Problem description —
Give the number of lines containing the word "this" and nothing more.
* Start *
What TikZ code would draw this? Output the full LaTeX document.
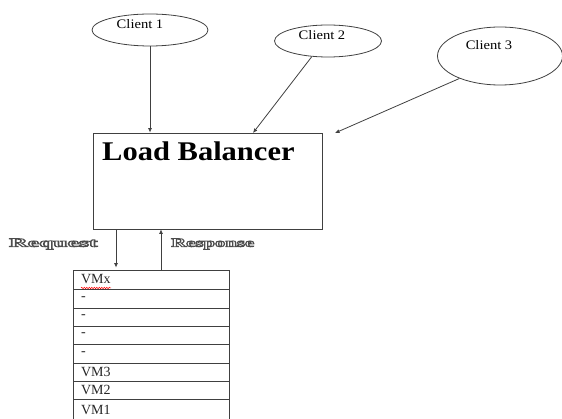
\documentclass[tikz,border=0pt]{standalone}
\usepackage{fontspec}
\usepackage{graphicx}
\setmainfont{Liberation Serif}
\usetikzlibrary{arrows.meta,shapes.geometric,calc,decorations.pathmorphing}
\newcommand{\hollow}[1]{\special{pdf:literal direct 1 Tr 0.8 w 0.3 0.3 0.3 RG}#1\special{pdf:literal direct 0 Tr}}
\begin{document}
\begin{tikzpicture}[x=1pt,y=-1pt,
  ln/.style={draw=black!75,line width=0.8pt},
  arr/.style={ln,-{Latex[length=4.5pt,width=4pt]}},
  client/.style={ellipse,ln,inner sep=0pt},
  ctext/.style={inner sep=0pt,font=\fontsize{13}{15}\selectfont},
  vmrow/.style={ln,rectangle,minimum width=156pt,text width=140pt,inner xsep=8pt,inner ysep=0pt,align=left,font=\fontsize{14}{16}\selectfont,text=black!85},
  lbl/.style={inner sep=0pt,font=\bfseries\fontsize{12.5}{14}\selectfont}]
\useasboundingbox (0,0) rectangle (562,419);
% clients
\node[client,minimum width=116pt,minimum height=32pt] (c1) at (150,30) {};
\node[ctext] (t1) at (140,24) {\scalebox{1.12}[1]{Client 1}};
\node[client,minimum width=107pt,minimum height=32pt] (c2) at (328,41) {};
\node[ctext] (t2) at (322,35) {\scalebox{1.12}[1]{Client 2}};
\node[client,minimum width=125pt,minimum height=58pt] (c3) at (500,56) {};
\node[ctext] (t3) at (489,45) {\scalebox{1.12}[1]{Client 3}};
% load balancer
\node[ln,rectangle,minimum width=229pt,minimum height=96pt,inner sep=0pt] (lb) at (207.5,181) {};
\node[anchor=base west,inner sep=0pt,font=\bfseries\fontsize{27}{30}\selectfont] (lbt) at (102,161) {\scalebox{1.13}[1]{Load Balancer}};
\coordinate (e2) at (253,133);
\coordinate (e3) at (335,133);
\draw[arr] (c1.south) -- (c1.south |- lb.north);
\draw[arr] (c2.224) -- (e2);
\draw[arr] (c3.209) -- (e3);
% VM table
\node[vmrow,minimum height=19pt] (r1) at (151,279.5) {VMx};
\node[vmrow,minimum height=19pt] (r2) at (151,298.5) {-};
\node[vmrow,minimum height=18pt] (r3) at (151,317) {-};
\node[vmrow,minimum height=18pt] (r4) at (151,335) {-};
\node[vmrow,minimum height=19pt] (r5) at (151,353.5) {-};
\node[vmrow,minimum height=18pt] (r6) at (151,372) {VM3};
\node[vmrow,minimum height=18pt] (r7) at (151,390) {VM2};
\node[vmrow,minimum height=22pt] (r8) at (151,410) {VM1};
\draw[red,line width=0.5pt,decorate,decoration={snake,amplitude=0.7pt,segment length=2.5pt}] (81,288) -- (111,288);
% request / response
\coordinate (rq) at (116,0);
\coordinate (rs) at (161,0);
\draw[arr] (lb.south -| rq) -- ($(r1.north -| rq)+(0,-2)$);
\draw[arr] (r1.north -| rs) -- (lb.south -| rs);
\node[lbl,anchor=west] (req) at (9,244) {\scalebox{2.05}[1]{\hollow{Request}}};
\node[lbl,anchor=west] (res) at (171,244) {\scalebox{1.66}[1]{\hollow{Response}}};
\end{tikzpicture}
\end{document}
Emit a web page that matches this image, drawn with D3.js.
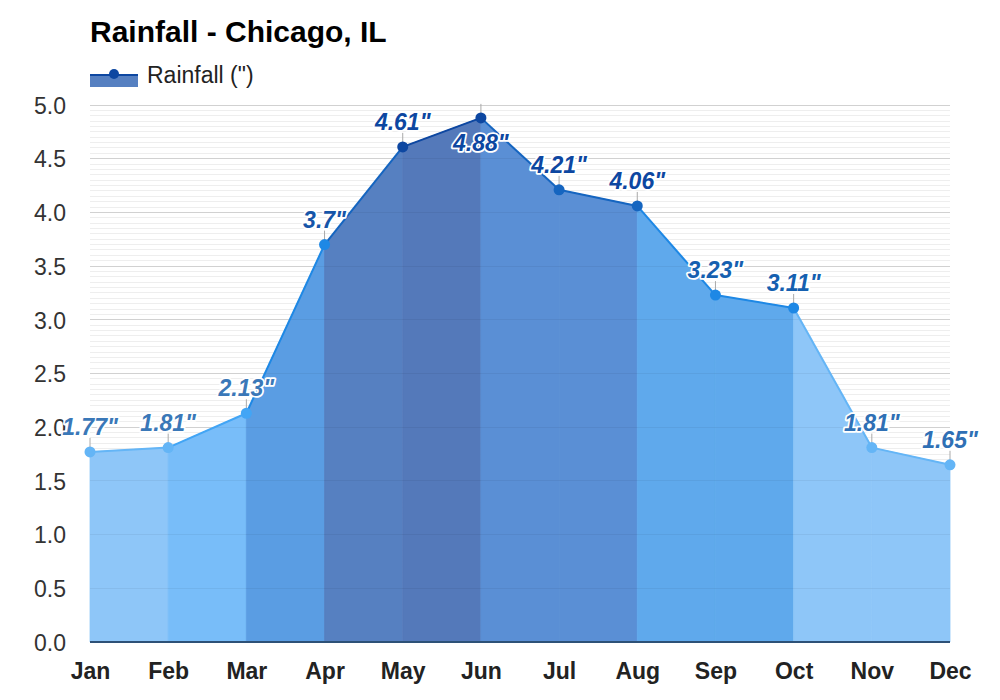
<!DOCTYPE html>
<html><head><meta charset="utf-8">
<script src="https://cdn.jsdelivr.net/npm/d3@7"></script>
<style>body{margin:0;background:#fff;font-family:Arial,"Liberation Sans",sans-serif;}</style>
</head><body>
<svg id="c" width="1000" height="700"></svg>
<script>
const months = ["Jan","Feb","Mar","Apr","May","Jun","Jul","Aug","Sep","Oct","Nov","Dec"];
const rainfall = [1.77,1.81,2.13,3.7,4.61,4.88,4.21,4.06,3.23,3.11,1.81,1.65];
const yTicks = [0,0.5,1.0,1.5,2.0,2.5,3.0,3.5,4.0,4.5,5.0];
const pointColors = ["#64b5f6","#64b5f6","#42a5f5","#1e88e5","#0d47a1","#0d47a1","#1565c0","#1565c0","#1e88e5","#1e88e5","#64b5f6","#64b5f6"];
const labelColors = ["#3a78b8","#3a78b8","#3a78b8","#1655a8","#0d47a1","#0d47a1","#0d47a1","#0d47a1","#1560b0","#1560b0","#2f70b5","#2f70b5"];
const segLineColors = ["#64b5f6","#42a5f5","#1e88e5","#1565c0","#0d47a1","#1565c0","#1565c0","#1e88e5","#1e88e5","#64b5f6","#64b5f6"];
const segFillColors = ["#8ec6f8","#78bdf9","#5a9de3","#5680c1","#5479ba","#5a8fd5","#5a8fd5","#5fa9ec","#5fa9ec","#8ec6f8","#8ec6f8"];

const FONT = "Arial,'Liberation Sans',sans-serif";
const svg = d3.select("#c");
const m = {l:90, r:950, t:105, b:642};
const x = d3.scalePoint().domain(months).range([m.l, m.r]);
const y = d3.scaleLinear().domain([0,5]).range([m.b, m.t]);

// minor grid
const minor = d3.range(0, 5.001, 0.05);
svg.append("g").selectAll("line").data(minor).join("line")
  .attr("x1", m.l).attr("x2", m.r).attr("y1", d=>y(d)).attr("y2", d=>y(d))
  .attr("stroke", "#eeeeee").attr("stroke-width", 1).attr("shape-rendering","crispEdges");
svg.append("g").selectAll("line").data(yTicks).join("line")
  .attr("x1", m.l).attr("x2", m.r).attr("y1", d=>y(d)).attr("y2", d=>y(d))
  .attr("stroke", "#dddddd").attr("stroke-width", 1).attr("shape-rendering","crispEdges");

// area segments
const segs = d3.range(months.length-1).map(i => ({i, a:[months[i], rainfall[i]], b:[months[i+1], rainfall[i+1]]}));
const area = d3.area().x(d=>x(d[0])).y0(y(0)).y1(d=>y(d[1]));
svg.append("g").selectAll("path").data(segs).join("path")
  .attr("d", d=>area([d.a,d.b]))
  .attr("fill", d=>segFillColors[d.i])
  .attr("stroke", d=>segFillColors[d.i]).attr("stroke-width", 0.8);

// faint grid through the fill
svg.append("g").selectAll("line").data(yTicks).join("line")
  .attr("x1", m.l).attr("x2", m.r).attr("y1", d=>y(d)).attr("y2", d=>y(d))
  .attr("stroke", "#000").attr("stroke-opacity", 0.05).attr("stroke-width", 1).attr("shape-rendering","crispEdges");

// lines
const line = d3.line().x(d=>x(d[0])).y(d=>y(d[1]));
svg.append("g").selectAll("path").data(segs).join("path")
  .attr("d", d=>line([d.a,d.b])).attr("fill","none")
  .attr("stroke", d=>segLineColors[d.i]).attr("stroke-width", 2);

// x axis line
svg.append("line").attr("x1", m.l).attr("x2", m.r).attr("y1", y(0)).attr("y2", y(0))
  .attr("stroke", "#2d5177").attr("stroke-width", 2);

// y axis labels
const yAxis = d3.axisLeft(y).tickValues(yTicks).tickFormat(d3.format(".1f")).tickSize(0).tickPadding(0);
const gy = svg.append("g").attr("transform", `translate(${m.l-24},0)`).call(yAxis);
gy.select(".domain").remove();
gy.selectAll("text").attr("font-size", 23).attr("fill", "#333").attr("font-family",FONT).attr("dy","0.36em");

// x axis labels
const xAxis = d3.axisBottom(x).tickSize(0).tickPadding(0);
const gx = svg.append("g").attr("transform", `translate(0,${y(0)+37})`).call(xAxis);
gx.select(".domain").remove();
gx.selectAll("text").attr("font-size", 23).attr("font-weight","bold").attr("fill", "#222").attr("font-family",FONT).attr("dy","0");

// connectors
const pts = months.map((mo,i)=>({mo, v:rainfall[i], i}));
svg.append("g").selectAll("line").data(pts).join("line")
  .attr("x1", d=>x(d.mo)).attr("x2", d=>x(d.mo))
  .attr("y1", d=>y(d.v)).attr("y2", d=>y(d.v)-14)
  .attr("stroke", "#aaaaaa").attr("stroke-width", 1);

// points
svg.append("g").selectAll("circle").data(pts).join("circle")
  .attr("cx", d=>x(d.mo)).attr("cy", d=>y(d.v)).attr("r", 5.5)
  .attr("fill", d=>pointColors[d.i]);

// labels
svg.append("g").selectAll("text").data(pts).join("text")
  .attr("x", d=>x(d.mo)).attr("y", d=> d.i===5 ? y(d.v)+33 : y(d.v)-17)
  .attr("text-anchor","middle")
  .attr("font-size", 23).attr("font-weight","bold").attr("font-style","italic")
  .attr("font-family",FONT)
  .attr("fill", d=>labelColors[d.i])
  .attr("stroke","#fff").attr("stroke-width",3.5).attr("paint-order","stroke").attr("stroke-linejoin","round")
  .text(d=>d.v + '"');

// title
svg.append("text").attr("x", 90).attr("y", 42).text("Rainfall - Chicago, IL")
  .attr("font-size", 30).attr("font-weight","bold").attr("fill","#000").attr("font-family",FONT);

// legend
svg.append("rect").attr("x", 90).attr("y", 75).attr("width", 48).attr("height", 12).attr("fill", "#5680c1");
svg.append("line").attr("x1", 90).attr("x2", 138).attr("y1", 75).attr("y2", 75).attr("stroke","#0d47a1").attr("stroke-width",2);
svg.append("circle").attr("cx", 114).attr("cy", 74).attr("r", 5).attr("fill","#0d47a1");
svg.append("text").attr("x", 147).attr("y", 83).text('Rainfall (")')
  .attr("font-size", 23).attr("fill","#222").attr("font-family",FONT);
</script>
</body></html>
* End *
Worked solution —
2